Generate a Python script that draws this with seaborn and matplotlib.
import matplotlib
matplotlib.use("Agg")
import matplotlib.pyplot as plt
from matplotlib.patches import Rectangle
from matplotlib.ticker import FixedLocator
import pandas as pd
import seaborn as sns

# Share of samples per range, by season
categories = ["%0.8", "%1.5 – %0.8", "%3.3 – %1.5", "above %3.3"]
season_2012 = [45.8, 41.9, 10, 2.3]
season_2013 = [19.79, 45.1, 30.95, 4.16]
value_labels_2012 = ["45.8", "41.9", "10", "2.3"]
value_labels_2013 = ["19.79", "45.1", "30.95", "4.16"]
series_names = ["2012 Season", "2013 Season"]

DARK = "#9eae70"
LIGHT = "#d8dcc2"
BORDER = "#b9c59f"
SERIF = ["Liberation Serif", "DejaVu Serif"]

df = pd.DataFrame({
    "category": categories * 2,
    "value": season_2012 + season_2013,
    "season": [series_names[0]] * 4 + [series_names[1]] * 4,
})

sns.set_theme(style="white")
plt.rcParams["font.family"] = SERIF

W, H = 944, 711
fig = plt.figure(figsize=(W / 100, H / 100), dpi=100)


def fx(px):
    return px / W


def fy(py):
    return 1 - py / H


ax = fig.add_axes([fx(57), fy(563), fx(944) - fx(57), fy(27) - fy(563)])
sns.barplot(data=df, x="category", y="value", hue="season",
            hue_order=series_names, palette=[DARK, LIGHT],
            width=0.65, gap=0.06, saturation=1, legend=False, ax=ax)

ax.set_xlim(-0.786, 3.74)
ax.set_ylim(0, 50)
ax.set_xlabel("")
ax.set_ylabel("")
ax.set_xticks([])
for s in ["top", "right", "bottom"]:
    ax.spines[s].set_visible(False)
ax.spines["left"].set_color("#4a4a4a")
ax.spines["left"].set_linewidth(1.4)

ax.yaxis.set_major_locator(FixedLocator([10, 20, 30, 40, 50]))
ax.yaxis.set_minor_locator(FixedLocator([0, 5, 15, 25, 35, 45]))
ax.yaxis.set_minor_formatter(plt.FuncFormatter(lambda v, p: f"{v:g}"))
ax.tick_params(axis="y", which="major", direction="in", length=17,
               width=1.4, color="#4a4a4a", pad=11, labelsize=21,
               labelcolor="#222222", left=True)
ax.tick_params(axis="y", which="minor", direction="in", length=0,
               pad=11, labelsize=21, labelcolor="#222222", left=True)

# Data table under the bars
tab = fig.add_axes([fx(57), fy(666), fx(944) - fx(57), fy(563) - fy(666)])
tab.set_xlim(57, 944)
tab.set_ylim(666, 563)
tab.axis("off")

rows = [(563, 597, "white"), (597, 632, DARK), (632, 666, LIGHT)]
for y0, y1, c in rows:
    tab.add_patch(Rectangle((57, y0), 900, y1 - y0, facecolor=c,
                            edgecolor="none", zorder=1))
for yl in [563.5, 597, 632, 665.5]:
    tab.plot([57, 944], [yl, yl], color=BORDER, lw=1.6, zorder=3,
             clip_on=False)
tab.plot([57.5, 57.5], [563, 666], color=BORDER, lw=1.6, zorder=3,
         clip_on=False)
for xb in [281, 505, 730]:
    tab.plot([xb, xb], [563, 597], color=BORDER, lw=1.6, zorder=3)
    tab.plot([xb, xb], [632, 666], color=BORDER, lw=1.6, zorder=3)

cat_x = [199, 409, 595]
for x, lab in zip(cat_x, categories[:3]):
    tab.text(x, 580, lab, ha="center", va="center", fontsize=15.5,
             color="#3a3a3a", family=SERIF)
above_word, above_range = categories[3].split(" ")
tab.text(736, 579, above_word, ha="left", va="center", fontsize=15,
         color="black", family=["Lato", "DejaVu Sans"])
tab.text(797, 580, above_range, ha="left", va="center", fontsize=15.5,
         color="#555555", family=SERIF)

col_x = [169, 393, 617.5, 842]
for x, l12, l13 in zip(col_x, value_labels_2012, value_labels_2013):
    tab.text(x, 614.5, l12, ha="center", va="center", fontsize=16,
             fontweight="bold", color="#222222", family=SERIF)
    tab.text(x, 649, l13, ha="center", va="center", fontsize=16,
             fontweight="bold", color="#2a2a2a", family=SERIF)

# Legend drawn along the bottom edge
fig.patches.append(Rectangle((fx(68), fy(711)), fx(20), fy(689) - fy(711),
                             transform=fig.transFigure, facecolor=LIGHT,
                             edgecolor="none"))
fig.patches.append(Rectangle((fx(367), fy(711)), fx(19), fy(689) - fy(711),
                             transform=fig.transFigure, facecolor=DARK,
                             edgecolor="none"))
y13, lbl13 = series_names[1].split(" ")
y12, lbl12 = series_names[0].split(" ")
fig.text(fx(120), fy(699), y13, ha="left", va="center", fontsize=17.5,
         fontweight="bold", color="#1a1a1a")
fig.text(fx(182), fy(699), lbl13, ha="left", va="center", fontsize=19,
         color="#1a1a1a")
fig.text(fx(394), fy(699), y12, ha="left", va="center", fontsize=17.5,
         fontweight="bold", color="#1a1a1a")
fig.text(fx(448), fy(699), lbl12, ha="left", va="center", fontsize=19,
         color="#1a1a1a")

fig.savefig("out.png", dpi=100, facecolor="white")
--------
• Written instruction: The whole listing above needs to be written out again exactly.

• Solution for this task:
Generate a Python script that draws this with seaborn and matplotlib.
import matplotlib
matplotlib.use("Agg")
import matplotlib.pyplot as plt
from matplotlib.patches import Rectangle
from matplotlib.ticker import FixedLocator
import pandas as pd
import seaborn as sns

# Share of samples per range, by season
categories = ["%0.8", "%1.5 – %0.8", "%3.3 – %1.5", "above %3.3"]
season_2012 = [45.8, 41.9, 10, 2.3]
season_2013 = [19.79, 45.1, 30.95, 4.16]
value_labels_2012 = ["45.8", "41.9", "10", "2.3"]
value_labels_2013 = ["19.79", "45.1", "30.95", "4.16"]
series_names = ["2012 Season", "2013 Season"]

DARK = "#9eae70"
LIGHT = "#d8dcc2"
BORDER = "#b9c59f"
SERIF = ["Liberation Serif", "DejaVu Serif"]

df = pd.DataFrame({
    "category": categories * 2,
    "value": season_2012 + season_2013,
    "season": [series_names[0]] * 4 + [series_names[1]] * 4,
})

sns.set_theme(style="white")
plt.rcParams["font.family"] = SERIF

W, H = 944, 711
fig = plt.figure(figsize=(W / 100, H / 100), dpi=100)


def fx(px):
    return px / W


def fy(py):
    return 1 - py / H


ax = fig.add_axes([fx(57), fy(563), fx(944) - fx(57), fy(27) - fy(563)])
sns.barplot(data=df, x="category", y="value", hue="season",
            hue_order=series_names, palette=[DARK, LIGHT],
            width=0.65, gap=0.06, saturation=1, legend=False, ax=ax)

ax.set_xlim(-0.786, 3.74)
ax.set_ylim(0, 50)
ax.set_xlabel("")
ax.set_ylabel("")
ax.set_xticks([])
for s in ["top", "right", "bottom"]:
    ax.spines[s].set_visible(False)
ax.spines["left"].set_color("#4a4a4a")
ax.spines["left"].set_linewidth(1.4)

ax.yaxis.set_major_locator(FixedLocator([10, 20, 30, 40, 50]))
ax.yaxis.set_minor_locator(FixedLocator([0, 5, 15, 25, 35, 45]))
ax.yaxis.set_minor_formatter(plt.FuncFormatter(lambda v, p: f"{v:g}"))
ax.tick_params(axis="y", which="major", direction="in", length=17,
               width=1.4, color="#4a4a4a", pad=11, labelsize=21,
               labelcolor="#222222", left=True)
ax.tick_params(axis="y", which="minor", direction="in", length=0,
               pad=11, labelsize=21, labelcolor="#222222", left=True)

# Data table under the bars
tab = fig.add_axes([fx(57), fy(666), fx(944) - fx(57), fy(563) - fy(666)])
tab.set_xlim(57, 944)
tab.set_ylim(666, 563)
tab.axis("off")

rows = [(563, 597, "white"), (597, 632, DARK), (632, 666, LIGHT)]
for y0, y1, c in rows:
    tab.add_patch(Rectangle((57, y0), 900, y1 - y0, facecolor=c,
                            edgecolor="none", zorder=1))
for yl in [563.5, 597, 632, 665.5]:
    tab.plot([57, 944], [yl, yl], color=BORDER, lw=1.6, zorder=3,
             clip_on=False)
tab.plot([57.5, 57.5], [563, 666], color=BORDER, lw=1.6, zorder=3,
         clip_on=False)
for xb in [281, 505, 730]:
    tab.plot([xb, xb], [563, 597], color=BORDER, lw=1.6, zorder=3)
    tab.plot([xb, xb], [632, 666], color=BORDER, lw=1.6, zorder=3)

cat_x = [199, 409, 595]
for x, lab in zip(cat_x, categories[:3]):
    tab.text(x, 580, lab, ha="center", va="center", fontsize=15.5,
             color="#3a3a3a", family=SERIF)
above_word, above_range = categories[3].split(" ")
tab.text(736, 579, above_word, ha="left", va="center", fontsize=15,
         color="black", family=["Lato", "DejaVu Sans"])
tab.text(797, 580, above_range, ha="left", va="center", fontsize=15.5,
         color="#555555", family=SERIF)

col_x = [169, 393, 617.5, 842]
for x, l12, l13 in zip(col_x, value_labels_2012, value_labels_2013):
    tab.text(x, 614.5, l12, ha="center", va="center", fontsize=16,
             fontweight="bold", color="#222222", family=SERIF)
    tab.text(x, 649, l13, ha="center", va="center", fontsize=16,
             fontweight="bold", color="#2a2a2a", family=SERIF)

# Legend drawn along the bottom edge
fig.patches.append(Rectangle((fx(68), fy(711)), fx(20), fy(689) - fy(711),
                             transform=fig.transFigure, facecolor=LIGHT,
                             edgecolor="none"))
fig.patches.append(Rectangle((fx(367), fy(711)), fx(19), fy(689) - fy(711),
                             transform=fig.transFigure, facecolor=DARK,
                             edgecolor="none"))
y13, lbl13 = series_names[1].split(" ")
y12, lbl12 = series_names[0].split(" ")
fig.text(fx(120), fy(699), y13, ha="left", va="center", fontsize=17.5,
         fontweight="bold", color="#1a1a1a")
fig.text(fx(182), fy(699), lbl13, ha="left", va="center", fontsize=19,
         color="#1a1a1a")
fig.text(fx(394), fy(699), y12, ha="left", va="center", fontsize=17.5,
         fontweight="bold", color="#1a1a1a")
fig.text(fx(448), fy(699), lbl12, ha="left", va="center", fontsize=19,
         color="#1a1a1a")

fig.savefig("out.png", dpi=100, facecolor="white")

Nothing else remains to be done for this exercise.